Q What volunteer work earned you the award?
A Starting in 1975, I recorded every bird nest I found for the Maritime Nest Registry. In 40 years, I’ve recorded just under 4,000 bird nests, representing 123 species that nest in my area of Kings and Hants County.
Q How did you get interested in birds?
A I grew up on a farm. When I could get away, I was always heading for the fields, orchards or nearby woods to see what I could find.
Q You didn’t want to be a farmer?
A I had the opportunity, but I had to farm every single day—the hens don’t stop laying on the weekends. I was a rural mail deliverer. In 40 years I never took a vacation. I liked being on the route, watching the seasons go by.
Q Why the particular interest in owls?
A They’re fascinating birds [with] their own personalities. I can tell each year whether it’s the same owls coming to my nest boxes. It’s like meeting old friends. I have a pair in my own back yard that I feed in the winter.
Q What do you feed them?
A I have friends that trap mice and donate them. I confiscated a corner of the deep freeze.

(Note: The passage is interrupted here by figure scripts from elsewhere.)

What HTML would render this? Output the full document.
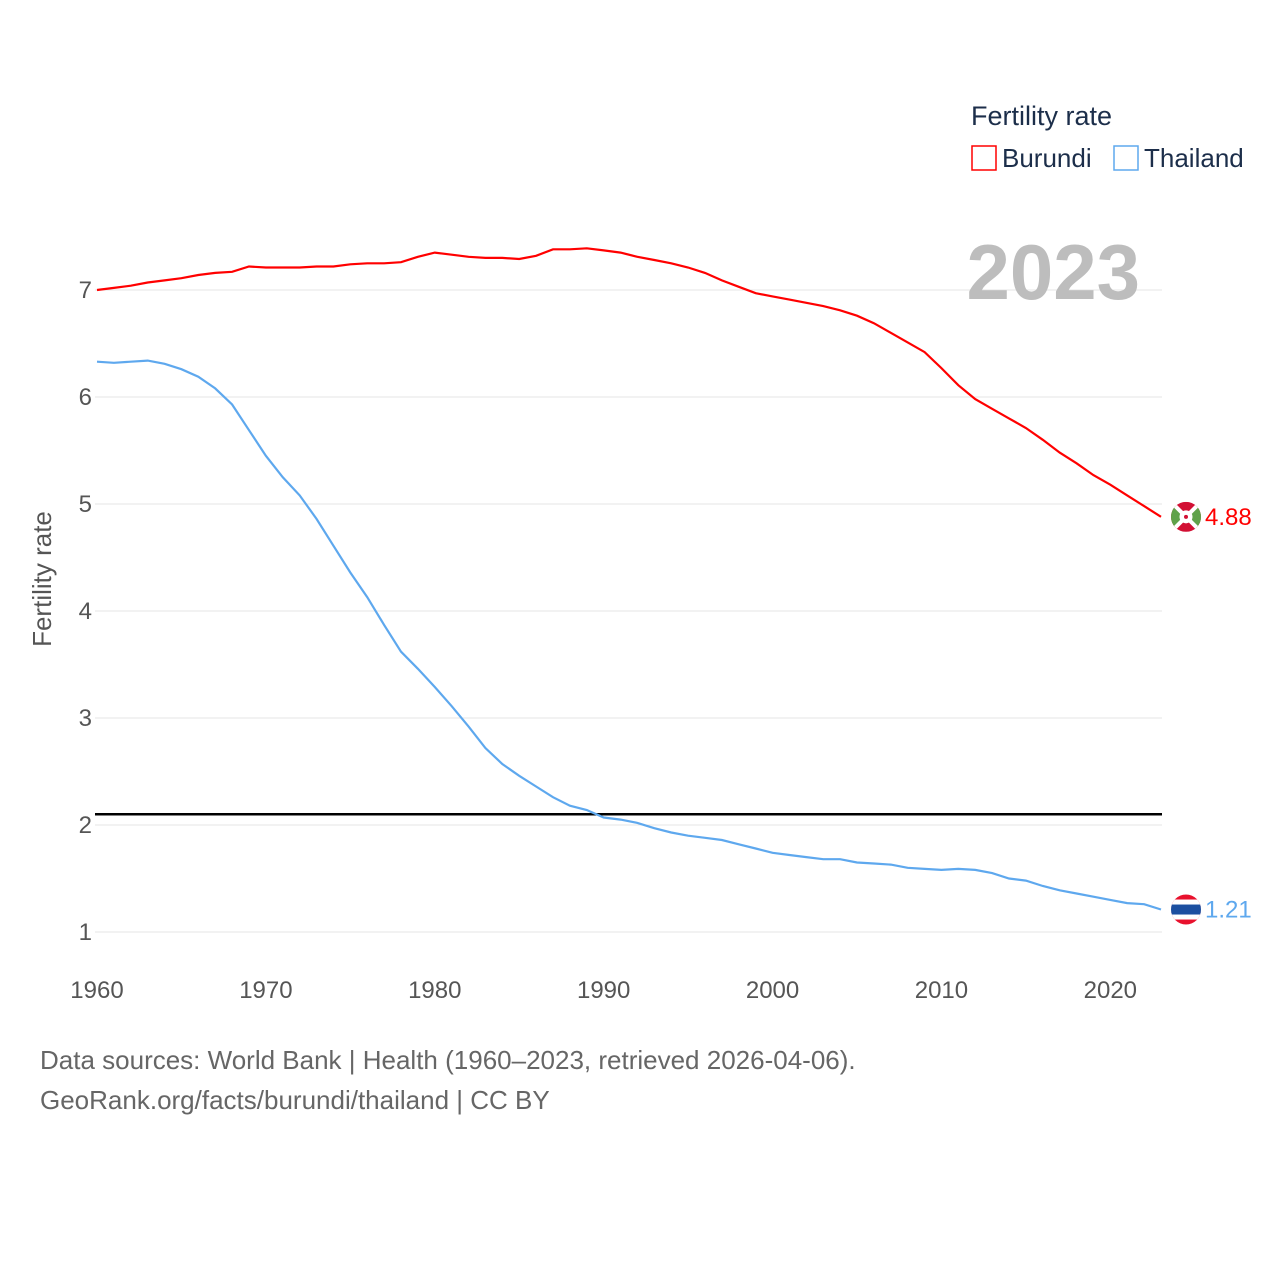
<!DOCTYPE html>
<html><head><meta charset="utf-8">
<style>
body{margin:0;background:#fff;font-family:"Liberation Sans",sans-serif}
svg{display:block}
text{font-family:"Liberation Sans",sans-serif}
</style></head>
<body>
<svg id="chart" width="1280" height="1280" viewBox="0 0 1280 1280">
<g id="grid"></g>
<g id="yticks"></g>
<g id="xticks"></g>
<text x="51" y="579" transform="rotate(-90 51 579)" text-anchor="middle" font-size="26" fill="#555">Fertility rate</text>
<text x="1140" y="299" text-anchor="end" font-size="78" font-weight="bold" fill="#bdbdbd">2023</text>
<line id="repl" stroke="#000" stroke-width="2.5"/>
<path id="bur" fill="none" stroke="#ff0000" stroke-width="2.2"/>
<path id="tha" fill="none" stroke="#5ea8ee" stroke-width="2.2"/>
<g>
<text x="971" y="125" font-size="27" fill="#1c2e4a">Fertility rate</text>
<g>
<rect x="972" y="146" width="24" height="24" fill="#fff" stroke="#ff0000" stroke-width="1.5"/>
<text x="1002" y="167" font-size="26" fill="#1c2e4a">Burundi</text></g>
<g>
<rect x="1114" y="146" width="24" height="24" fill="#fff" stroke="#5ea8ee" stroke-width="1.5"/>
<text x="1144" y="167" font-size="26" fill="#1c2e4a">Thailand</text></g>
</g>
<defs>
<clipPath id="cB"><circle id="cBc" cx="1186" cy="0" r="15"/></clipPath>
<clipPath id="cT"><circle id="cTc" cx="1186" cy="0" r="15"/></clipPath>
</defs>
<g id="flagB" clip-path="url(#cB)"></g>
<g id="flagT" clip-path="url(#cT)"></g>
<text id="labB" font-size="24" fill="#ff0000"></text>
<text id="labT" font-size="24" fill="#5ea8ee"></text>
<text x="40" y="1069" font-size="26" fill="#666">Data sources: World Bank | Health (1960–2023, retrieved 2026-04-06).</text>
<text x="40" y="1109" font-size="26" fill="#666">GeoRank.org/facts/burundi/thailand | CC BY</text>
</svg>
<script>
const years=[];for(let y=1960;y<=2023;y++)years.push(y);
const burundi=[7.00,7.02,7.04,7.07,7.09,7.11,7.14,7.16,7.17,7.22,7.21,7.21,7.21,7.22,7.22,7.24,7.25,7.25,7.26,7.31,7.35,7.33,7.31,7.30,7.30,7.29,7.32,7.38,7.38,7.39,7.37,7.35,7.31,7.28,7.25,7.21,7.16,7.09,7.03,6.97,6.94,6.91,6.88,6.85,6.81,6.76,6.69,6.60,6.51,6.42,6.27,6.11,5.98,5.89,5.80,5.71,5.60,5.48,5.38,5.27,5.18,5.08,4.98,4.88];
const thailand=[6.33,6.32,6.33,6.34,6.31,6.26,6.19,6.08,5.93,5.69,5.45,5.25,5.08,4.86,4.61,4.36,4.13,3.87,3.62,3.46,3.29,3.11,2.92,2.72,2.57,2.46,2.36,2.26,2.18,2.14,2.07,2.05,2.02,1.97,1.93,1.90,1.88,1.86,1.82,1.78,1.74,1.72,1.70,1.68,1.68,1.65,1.64,1.63,1.60,1.59,1.58,1.59,1.58,1.55,1.50,1.48,1.43,1.39,1.36,1.33,1.30,1.27,1.26,1.21];
const yTicks=[1,2,3,4,5,6,7];
const xTicks=[1960,1970,1980,1990,2000,2010,2020];
const replacement=2.1;
const NS="http://www.w3.org/2000/svg";
const X=y=>97+(y-1960)*(1064/63);
const Y=v=>932-(v-1)*107;
function mk(tag,attrs,parent){const e=document.createElementNS(NS,tag);for(const k in attrs)e.setAttribute(k,attrs[k]);parent.appendChild(e);return e;}
const grid=document.getElementById('grid'),yt=document.getElementById('yticks'),xt=document.getElementById('xticks');
yTicks.forEach(v=>{
 const l=mk('line',{x1:95,x2:1162,y1:Y(v),y2:Y(v),stroke:'#e6e6e6','stroke-width':1},grid);
 
 
 const t=mk('text',{x:92,y:Y(v)+8,'text-anchor':'end','font-size':24,fill:'#555'},yt);t.textContent=v;
 
 
});
xTicks.forEach(v=>{
 const t=mk('text',{x:X(v),y:998,'text-anchor':'middle','font-size':24,fill:'#555'},xt);t.textContent=v;
 
 
});
const r=document.getElementById('repl');
r.setAttribute('x1',95);r.setAttribute('x2',1162);r.setAttribute('y1',Y(replacement));r.setAttribute('y2',Y(replacement));
const P=a=>a.map((v,i)=>(i?'L':'M')+X(years[i]).toFixed(1)+','+Y(v).toFixed(1)).join('');
document.getElementById('bur').setAttribute('d',P(burundi));
document.getElementById('tha').setAttribute('d',P(thailand));
const bl=burundi[burundi.length-1],tl=thailand[thailand.length-1];
const cx=1186;
const fb=document.getElementById('flagB'),by=Y(bl);
document.getElementById('cBc').setAttribute('cy',by);
mk('rect',{x:cx-15,y:by-15,width:30,height:30,fill:'#d21034'},fb);
mk('path',{d:`M${cx-15},${by-15}L${cx},${by}L${cx-15},${by+15}Z M${cx+15},${by-15}L${cx},${by}L${cx+15},${by+15}Z`,fill:'#5fa24a'},fb);
mk('line',{x1:cx-15,y1:by-15,x2:cx+15,y2:by+15,stroke:'#fff','stroke-width':4},fb);
mk('line',{x1:cx-15,y1:by+15,x2:cx+15,y2:by-15,stroke:'#fff','stroke-width':4},fb);
mk('circle',{cx:cx,cy:by,r:6.5,fill:'#fff'},fb);
mk('circle',{cx:cx,cy:by,r:2,fill:'#d21034'},fb);
const ft=document.getElementById('flagT'),ty=Y(tl);
document.getElementById('cTc').setAttribute('cy',ty);
mk('rect',{x:cx-15,y:ty-15,width:30,height:30,fill:'#e8112d'},ft);
mk('rect',{x:cx-15,y:ty-10,width:30,height:20,fill:'#fff'},ft);
mk('rect',{x:cx-15,y:ty-5,width:30,height:10,fill:'#1c4fa0'},ft);
const lb=document.getElementById('labB');lb.setAttribute('x',1205);lb.setAttribute('y',by+8);lb.textContent=bl.toFixed(2);
const lt=document.getElementById('labT');lt.setAttribute('x',1205);lt.setAttribute('y',ty+8);lt.textContent=tl.toFixed(2);
</script>
</body></html>
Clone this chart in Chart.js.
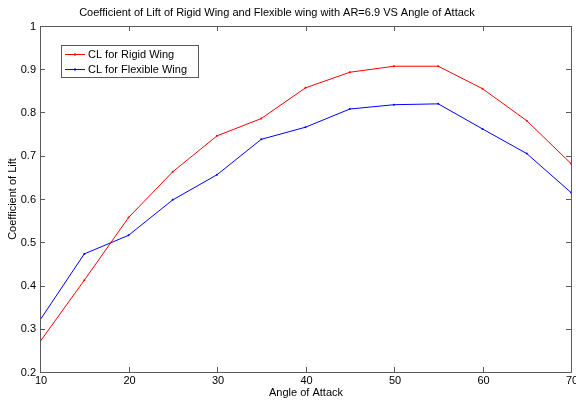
<!DOCTYPE html>
<html>
<head>
<meta charset="utf-8">
<script src="https://cdn.jsdelivr.net/npm/chart.js@4/dist/chart.umd.min.js"></script>
<style>
  html, body { margin: 0; padding: 0; background: #fff; }
  #wrap { width: 576px; height: 400px; }
</style>
</head>
<body>
<div id="wrap"><canvas id="lift"></canvas></div>
<script>
// angle of attack (deg)
const angles = [10, 15, 20, 25, 30, 35, 40, 45, 50, 55, 60, 65, 70]
// lift coefficient
const clRigid    = [0.270, 0.412, 0.557, 0.663, 0.746, 0.786, 0.857, 0.893, 0.907, 0.907, 0.855, 0.781, 0.682]
const clFlexible = [0.320, 0.473, 0.516, 0.598, 0.656, 0.738, 0.766, 0.808, 0.818, 0.820, 0.762, 0.705, 0.615]
const xTicks = [10, 20, 30, 40, 50, 60, 70]
const yTicks = [0.2, 0.3, 0.4, 0.5, 0.6, 0.7, 0.8, 0.9, 1]
const seriesNames = ['CL for Rigid Wing', 'CL for Flexible Wing']
const titleText = 'Coefficient of Lift of Rigid Wing and Flexible wing with AR=6.9 VS Angle of Attack'
const xTitle = 'Angle of Attack'
const yTitle = 'Coefficient of Lift'

const FONT = '"Liberation Sans", Arial, sans-serif'
const AXIS = '#5a5a5a'

// MATLAB style box, inward ticks, labels, titles and legend
const matlabFrame = {
    id: 'matlabFrame',
    afterDatasetsDraw(chart) {
        const { ctx, chartArea: a, scales } = chart
        const x = scales.x, y = scales.y
        const len = 5
        ctx.save()
        ctx.strokeStyle = AXIS
        ctx.lineWidth = 1
        ctx.beginPath()
        ctx.rect(Math.round(a.left) + 0.5, Math.round(a.top) + 0.5,
                 Math.round(a.right - a.left), Math.round(a.bottom - a.top))
        ctx.stroke()

        ctx.beginPath()
        xTicks.forEach(v => {
            const px = Math.round(x.getPixelForValue(v)) + 0.5
            ctx.moveTo(px, a.bottom); ctx.lineTo(px, a.bottom - len)
            ctx.moveTo(px, a.top);    ctx.lineTo(px, a.top + len)
        })
        yTicks.forEach(v => {
            const py = Math.round(y.getPixelForValue(v)) + 0.5
            ctx.moveTo(a.left, py);  ctx.lineTo(a.left + len, py)
            ctx.moveTo(a.right, py); ctx.lineTo(a.right - len, py)
        })
        ctx.stroke()

        // tick labels
        ctx.font = '11px ' + FONT
        ctx.fillStyle = '#000'
        ctx.textBaseline = 'middle'
        ctx.textAlign = 'right'
        yTicks.forEach(v => {
            ctx.fillText(String(+v.toFixed(1)), a.left - 4, y.getPixelForValue(v) + 0.5)
        })
        ctx.textAlign = 'center'
        xTicks.forEach(v => {
            ctx.fillText(String(v), x.getPixelForValue(v) + 1, a.bottom + 9)
        })

        // axis titles
        ctx.fillText(xTitle, (a.left + a.right) / 2 + 0.5, a.bottom + 21)
        ctx.save()
        ctx.translate(13, (a.top + a.bottom) / 2)
        ctx.rotate(-Math.PI / 2)
        ctx.fillText(yTitle, 0, 0)
        ctx.restore()

        // legend box
        const lx = 61, ly = 45, lw = 137, lh = 32
        ctx.fillStyle = '#fff'
        ctx.fillRect(lx, ly, lw, lh)
        ctx.strokeStyle = AXIS
        ctx.strokeRect(lx + 0.5, ly + 0.5, lw, lh)
        ctx.textAlign = 'left'
        chart.data.datasets.forEach((ds, i) => {
            const cy = ly + 9.5 + i * 15
            ctx.strokeStyle = ds.borderColor
            ctx.beginPath()
            ctx.moveTo(65, cy); ctx.lineTo(85, cy)
            ctx.stroke()
            ctx.fillStyle = ds.borderColor
            ctx.fillRect(74, cy - 1, 2, 2)
            ctx.fillStyle = '#000'
            ctx.fillText(ds.label, 88, cy)
        })

        // title
        ctx.textAlign = 'center'
        ctx.fillStyle = '#000'
        ctx.fillText(titleText, 277, 13)
        ctx.restore()
    }
}

new Chart(document.getElementById('lift'), {
    type: 'line',
    data: {
        labels: angles,
        datasets: [
            {
                label: seriesNames[0],
                data: angles.map((a, i) => ({ x: a, y: clRigid[i] })),
                borderColor: '#ff0000',
                backgroundColor: '#ff0000',
                borderWidth: 1,
                pointRadius: 1,
                pointBorderWidth: 0,
                tension: 0,
            },
            {
                label: seriesNames[1],
                data: angles.map((a, i) => ({ x: a, y: clFlexible[i] })),
                borderColor: '#0000ff',
                backgroundColor: '#0000ff',
                borderWidth: 1,
                pointRadius: 1,
                pointBorderWidth: 0,
                tension: 0,
            }
        ]
    },
    options: {
        responsive: true,
        maintainAspectRatio: false,
        animation: false,
        layout: { padding: { top: 26, right: 5, left: 0, bottom: 0 } },
        plugins: {
            legend: { display: false },
            tooltip: { enabled: false },
        },
        scales: {
            x: {
                type: 'linear',
                min: 10, max: 70,
                grid: { display: false },
                border: { display: false },
                ticks: { display: false },
                afterFit: s => { s.height = 28 },
            },
            y: {
                min: 0.2, max: 1,
                grid: { display: false },
                border: { display: false },
                ticks: { display: false },
                afterFit: s => { s.width = 40 },
            }
        }
    },
    plugins: [matlabFrame]
})
</script>
</body>
</html>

Q How do you feed a mouse to an owl?
A I climb a ladder and put the mouse on a tray. [The owls] are waiting for me in a nearby tree. When I put the mouse on the tray, they swoop in and grab it. You might say they’re semi-tame. Or they’ve tamed me.
Q Why do barred owls need nest boxes?
A They’re a cavity nester. Their normal habitat is old growth woods; the vast majority of old growth is gone. A lot of our species are heading downhill. It’s really a crime what’s going on with the forests of the Maritimes.
Q When are you happiest?
A When I can get out and see what’s going on around me. I’ve been known to walk a dozen kilometres, easily. I don’t walk that far now—five or six kilometres. I’ve fallen out of trees. If you’re a tree climber, you’ve got to expect you’re gonna fall sooner or later.
Q Why do you climb trees?
A These nest boxes are 35 feet up. They take quite a bit of maintenance. I still get a thrill if I climb a tree and an owl flies out of one of my boxes.
Q Sounds like that inquisitive boy is still inside you.
A This whole thing has kept me quite young.